I considered adding a Record ID tool at the start of the workflow, but I believe this would be ineffective if the input order changes when the files are brought into the workflow. Another idea I've developed is to create two workflows: the first would input the data and add a Record ID without using the AMP engine and then output this to be used in the second workflow, which would utilize the AMP engine.
I wanted to get your thoughts on whether there might be a more efficient solution that would still ensure the sample remains consistent across runs.
The reason that the order changes is that AMP is multi-threaded (Alteryx Multi-threaded Processing). So, in certain tools, the data will be chunked and sent to different cores for processing, then put back together in groups. For example, the Multi-Row Formula will split it into chunks based on the grouping fields selected (Disclaimer: This is my own view, not something I official, I find I don't need to sort unless I use a grouping field). A sort before the Multi-Row solves the issue.

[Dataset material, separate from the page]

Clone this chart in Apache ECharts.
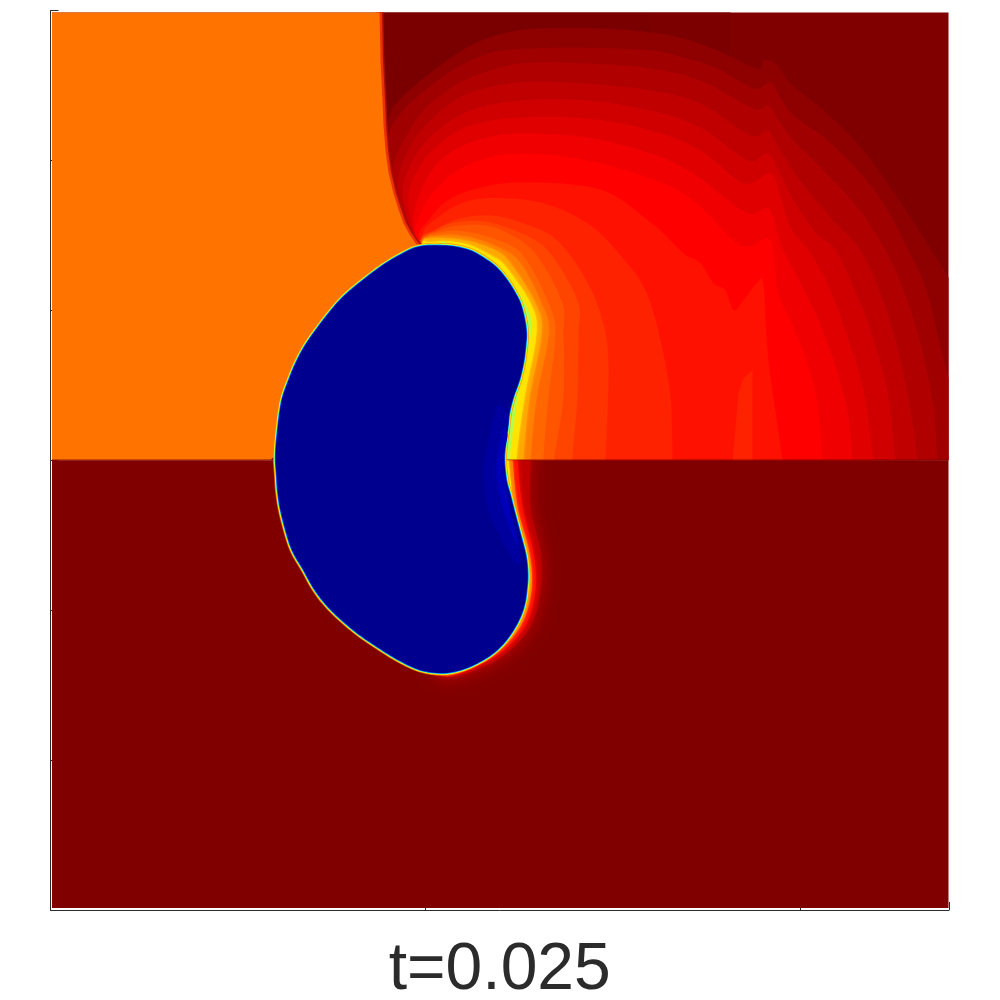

AFAIK, the Input Tool, should always read in the data as is, so a recordID straight after would work to give you something to sort on. I think it would be an issue, if the order was changed on input, unless there was another selection or an SQL query etc.
@BaileyCallander you can also use Engine Compatibility mode
Hi @nbondarchuk,
I appreciate your reply, while the Engine Compatibility Mode works well for smaller datasets, I noticed that it may not always produce the exact same output with larger datasets.